I have made a number of assumptions in coming up with them:
First that wealthy Burgundian warriors on the west bank of the Rhine would have followed Roman fashion, just as most people in the world today follow Milan, Paris, London or New York.
Secondly that they would have had some sort of style of their own even if we do not know what that was.
Therefore I have depicted them in Roman style tunics with wide 2/4 length sleeves of the sort preserved in the Staetisches Museum Trier (which is admittedly of Egyptian origin).
I have assumed that they would have copied the Roman decorative clavi. The king's tunic is a direct copy of the decorative bands on the Trier tunic but I have given him a red rather than the un-dyed linen of the original.
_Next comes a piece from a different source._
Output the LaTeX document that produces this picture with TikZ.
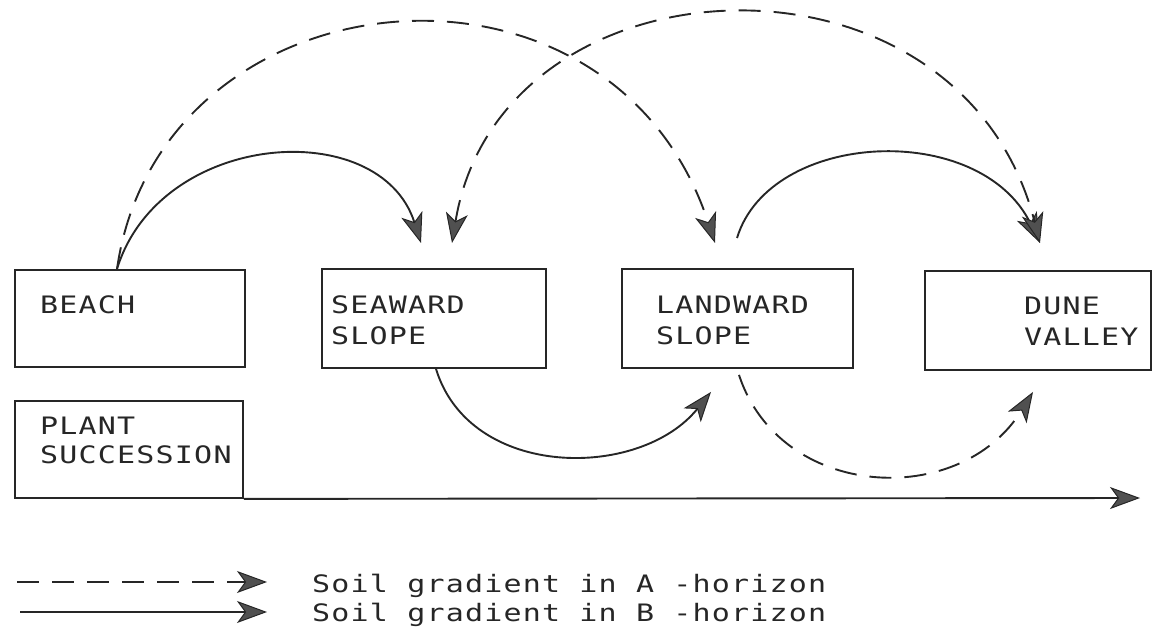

The other clavi are made up on the assumption that they would have perhaps copied the fashion but did so in their own way. The dead one has a straight lift from Roman styles, the other one standing in un-dyed tunic is a deliberate bastardisation. The other red tunic is copied from a reconstruction at the Musée des Temps Barbares in N. France which is conjectural and is an attempt to depict one step removed from Roman style but still following the fashion of the day.
The many surviving clavi and orbiculi (there is a fair selection in drawers at the British Museum) seem to show that the Romans themselves had a fair amount of variety in style and I suspect that how they were arranged was much a matter of individual choice, depending on wealth and sources of supply.
I have gone for red and white as the colours for no better reason than that was what the Romans favoured. I remember reading somewhere that green and red combination was favoured by both Goths and Franks but cannot recall where that comes from.The later Ashburnham Pentateuch shows various combinations of red and blue with some notables in green cloaks so I could perhaps have extended the colour palate.
The tunic worn over linen shirt may have been a fashion that came into being in the 5th C. Raffele D'Amato's Roman Militray Clothing (3) discusses this. The style is also reconstructed by R. Christen Die Alamannen and this was also the basis of the reconstructions at Musée des Temps Barbares. Of course there is no hard physical evidence for it so it may be entirely wrong!